**Exercise instructions**
Skip all pictures, then copy the lines from the start of the data through the line with "plt.rcParams['font.family'] = ['Liberation", keeping both ends.

**Data section**
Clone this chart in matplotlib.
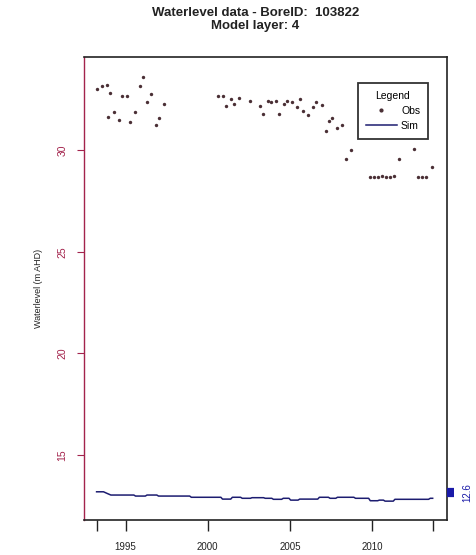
import numpy as np
import matplotlib
matplotlib.use("Agg")
import matplotlib.pyplot as plt
from matplotlib.lines import Line2D

plt.rcParams['font.family'] = ['Liberation Sans', 'DejaVu Sans']

# observed water levels (decimal year, m AHD)
obs_year = [1993.23, 1993.57, 1993.84, 1993.94, 1994.04, 1994.29, 1994.59, 1994.76,
            1995.06, 1995.26, 1995.55, 1995.85, 1996.04, 1996.32, 1996.52, 1996.83,
            1997.03, 1997.33,
            2000.64, 2000.94, 2001.11, 2001.41, 2001.61, 2001.92, 2002.59, 2003.20,
            2003.38, 2003.68, 2003.88, 2004.17, 2004.37, 2004.65, 2004.85, 2005.13,
            2005.43, 2005.62, 2005.82, 2006.12, 2006.41, 2006.61, 2006.94, 2007.22,
            2007.41, 2007.59, 2007.89, 2008.19, 2008.42, 2008.70,
            2009.88, 2010.12, 2010.37, 2010.61, 2010.85, 2011.10, 2011.34, 2011.66,
            2012.58, 2012.81, 2013.06, 2013.30, 2013.67]
obs_level = [33.00, 33.14, 33.22, 31.64, 32.84, 31.87, 31.51, 32.69,
             32.66, 31.39, 31.89, 33.14, 33.61, 32.36, 32.76, 31.23,
             31.59, 32.28,
             32.69, 32.69, 32.20, 32.51, 32.27, 32.58, 32.43, 32.20,
             31.79, 32.44, 32.39, 32.44, 31.80, 32.28, 32.43, 32.37,
             32.12, 32.52, 31.91, 31.72, 32.11, 32.36, 32.21, 30.94,
             31.45, 31.59, 31.11, 31.26, 29.58, 29.99,
             28.67, 28.70, 28.68, 28.72, 28.69, 28.70, 28.71, 29.57,
             30.05, 28.68, 28.67, 28.69, 29.19]

# simulated heads, model layer 4
sim_year = [1993.23, 1993.65, 1993.90, 1994.10, 1995.50, 1995.60, 1996.20, 1996.30,
            1996.90, 1997.00, 1998.90, 1999.00, 2000.80, 2000.90, 2001.40, 2001.50,
            2002.00, 2002.10, 2002.60, 2002.70, 2003.40, 2003.50, 2003.90, 2004.00,
            2004.50, 2004.60, 2004.95, 2005.05, 2005.50, 2005.60, 2006.70, 2006.80,
            2007.35, 2007.45, 2007.80, 2007.90, 2008.90, 2009.00, 2009.80, 2009.90,
            2010.35, 2010.45, 2010.70, 2010.80, 2011.30, 2011.40, 2013.45, 2013.55,
            2013.70]
sim_level = [13.19, 13.19, 13.10, 13.03, 13.03, 12.98, 12.98, 13.03,
             13.03, 12.98, 12.98, 12.92, 12.92, 12.83, 12.83, 12.92,
             12.92, 12.87, 12.87, 12.90, 12.90, 12.87, 12.87, 12.82,
             12.82, 12.87, 12.87, 12.78, 12.78, 12.83, 12.83, 12.92,
             12.92, 12.87, 12.87, 12.92, 12.92, 12.87, 12.87, 12.75,
             12.75, 12.78, 12.78, 12.73, 12.73, 12.82, 12.82, 12.87,
             12.87]

x_ticks = [1993.23, 1995, 2000, 2005, 2010, 2013.7]
x_labels = ['', '1995', '2000', '2005', '2010', '']
y_ticks = [15, 20, 25, 30]
right_ticks = [12.98, 13.07, 13.16, 13.25, 13.33]
right_labels = ['', '', '12.6', '', '']

fig = plt.figure(figsize=(4.77, 5.55), dpi=100)
ax = fig.add_axes([0.176, 0.063, 0.761, 0.834])

ax.plot(sim_year, sim_level, color='#1c1c70', lw=1.1, zorder=2)
ax.scatter(obs_year, obs_level, s=6, color='#4a2f35', zorder=3, linewidths=0)

ax.set_xlim(1992.46, 2014.57)
ax.set_ylim(11.8, 34.58)

red = '#a3234c'
ax.spines['left'].set_color(red)
ax.spines['left'].set_linewidth(1.0)
for s in ['top', 'right', 'bottom']:
    ax.spines[s].set_color('#222222')
    ax.spines[s].set_linewidth(1.2)

ax.set_xticks(x_ticks)
ax.set_xticklabels(x_labels)
ax.tick_params(axis='x', direction='out', length=8, width=1.0, labelsize=7,
               pad=8, colors='#222222')

ax.set_yticks(y_ticks)
ax.set_yticklabels([str(v) for v in y_ticks], rotation=90, va='center')
ax.tick_params(axis='y', direction='out', length=5, width=0.8, labelsize=7.5,
               pad=7, colors=red)

ax.set_ylabel('Waterlevel (m AHD)', fontsize=6.5, labelpad=10, color='#222222')

ax2 = ax.twinx()
ax2.set_ylim(ax.get_ylim())
ax2.set_yticks(right_ticks)
ax2.set_yticklabels(right_labels, rotation=90, va='center')
ax2.tick_params(axis='y', direction='out', length=5, width=1.6, labelsize=7,
                pad=6, colors='#1a1aa8')
for s in ax2.spines.values():
    s.set_visible(False)

handles = [Line2D([], [], marker='o', ls='none', color='#4a2f35', markersize=2),
           Line2D([], [], color='#1c1c70', lw=1.1)]
leg = ax.legend(handles, ['Obs', 'Sim'], title='Legend', loc='upper right',
                bbox_to_anchor=(0.962, 0.956), fontsize=7.5, title_fontsize=7.5,
                frameon=True, fancybox=False, handlelength=3.0,
                borderpad=0.75, labelspacing=0.5, handletextpad=0.4)
leg.get_frame().set_edgecolor('black')
leg.get_frame().set_linewidth(1.3)

fig.suptitle('Waterlevel data - BoreID:  103822\nModel layer: 4', y=0.988,
             fontsize=9.5, fontweight='bold', color='#222222', x=0.535,
             linespacing=1.2)

fig.savefig('out.png', dpi=100)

**Written response**
Clone this chart in matplotlib.
import numpy as np
import matplotlib
matplotlib.use("Agg")
import matplotlib.pyplot as plt
from matplotlib.lines import Line2D

plt.rcParams['font.family'] = ['Liberation Sans', 'DejaVu Sans']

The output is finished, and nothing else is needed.